What is difficult about processing logs?

It is not actually that difficult to write a logs processing solution for gigabytes of logs in ~100-200 lines of code that utilizes @pkmn/logs + some Workers/ processes to acheive more than a 10x speed up over the legacy Smogon Usage Stats scripts with similar overhead - the main challenges for @pkmn/logs are around being able to create a solution which can work just as well on a beefy dedicated stats processing server with plenty of resources to gain a 100x speedup or to be able to process the logs at all in a constrained environment (whether said environment is a laptop with limited resources and disk space, or an overloaded Pokémon Showdown server which is incredibly sensitive to heavy processing as it may result in lag spikes or other issues). The main challenges with processing logs come from balancing numerous competing resources (file descriptors, memory, CPU, disk) and many different environments.

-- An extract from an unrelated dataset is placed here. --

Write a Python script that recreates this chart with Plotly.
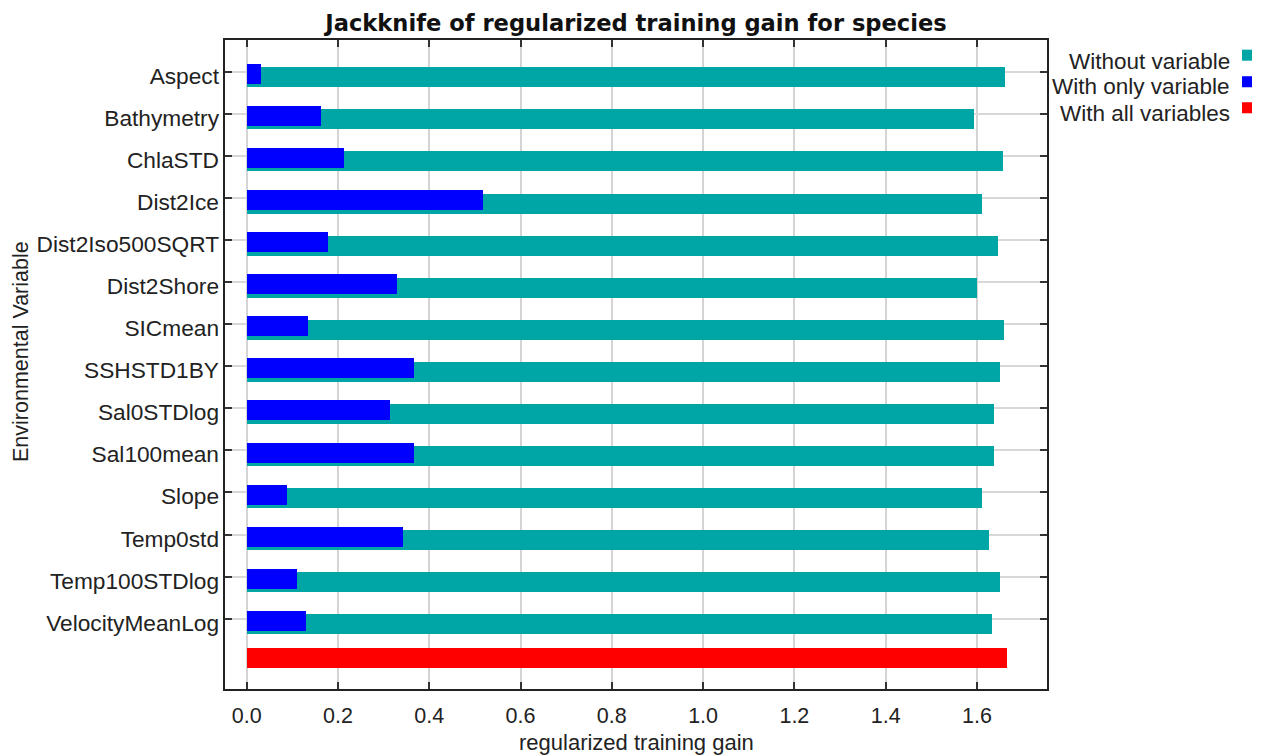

What could be changed to make @pkmn/stats more efficient for large customers?

Producing reports for every type of a monotype format is incredibly expensive as you effectively process a large format's logs ~20x (or require large amounts of memory to be able to do it all at once). Unquestionably this is the most problematic part of the existing Smogon stats workflow.

At a more micro level, some data is relatively low value compared to its cost to compute - the most egregious is the GXE tracking which is only required for computing Pokémon "viability" yet requires an unbounded amount of memory3 to track the user IDs and GXEs involved. The viability metric is already fairly arbitrary and doesn't seem to have attracted a ton of mindshare and could fairly easily be removed with minimal outrage and would result in a large performance win.

Finally, general "metagame statistics" which assign tags to teams and compute an arbitrary "stalliness" metric seem to not be incredibly valuable (in no small part due to a lack of updates given to these classifiers over the years).

What about streaming/"on the fly" processing?

Smogon's stat processing and the proposed processing model for @pkmn/logs both are batch based, as ultimately most reports are necessarily going to involve being processed in batch over a fixed period of aggregated data. However, the individual logs logs can be parsed and/or statistics can be aggregated on demand to speed up the eventual reporting process.

pkmn's recommendation where possible would be to process the discrete battle logs into a binary format that gets appended to a single file that can be processed later on - this dramatically compresses the amount of information required to be parsed and also handles the biggest issue with Pokémon Showdown logs processing at scale which is all of the system calls involved with opening and reading millions of files. However, binary formats are signficantly less flexible, especially for servers supporting many diverse metagames which are hard to figure out encodings for, and as such this sort of preprocessing logs is not necessarily going to work for all use cases. Simply concatenating the battle log JSON (possibly with some fields pruned) into a single file with a battle-per-line would also result in large processing improvements when the time came, though would require locking to avoid corrupting the file at which point simply using a database would probably be advised (though a databse comes with its own issues, and supporting loading and processing data from a database is no longer one of @pkmn/logs initial goals).

Battle logs can be directly parsed after they are completed on a server running the Pokémon Showdown simulator and used to update some Stats stored in memory before being persisted to disk periodically - this effectively is the same idea behind @pkmn/logs "checkpointing" system, but in theory would be more efficient than @pkmn/logs because the logs can be processed while still in memory and before being written to disk, meaning it would require zero filesystem overhead/copying to process the data. In practice, the main concerns here would be around not introducing lag after the battle has been completed given you would now need to process stats in real-time which limits the kind of statistics you can gather. If you move the processing of the battle log to a separate worker thread in the simulator you avoid blocking and introducing lag, but it necessitates you copy the log in memory to be able to pass it off to the separate process which would be handling it, at which point you are giving away a lot of your performance gains. Furthermore, doing stats processing on the fly makes surfacing and recovering errors more difficult - when processng in batch its usually simpler to notice and recover from issues that might occur. Much of the gains in terms of reporting latency from on the fly processing can be had from simply running the processing scripts at some frequent interval either manually or via a cron job with substantially less complexity.

Footnotes

  1. Smogon Usage Stats needs a small number of changes to first produce stable and deterministic output before comparisons are possible.

  2. While all primary reports and most secondary reports are supported, there is a small gap in support for all of the same secondary reports as Smogon Usage Stats (eg. not all double/OM tier update reports exist). These reports are already fairly well served by the existing Python scripts given that they themselves process existing reports and are not a bottleneck in the pipeline, so while @pkmn/stats aims to eventually support all of these reports natively, missing reports should be possible to obtain with the legacy Python scripts in the meantime.

  3. @pkmn/stats also leverages the fact that computing viability requires deduping unique users for its unique statistics, though given that these have not actually been used in tiering as of yet it would be simple enough to drop support for this.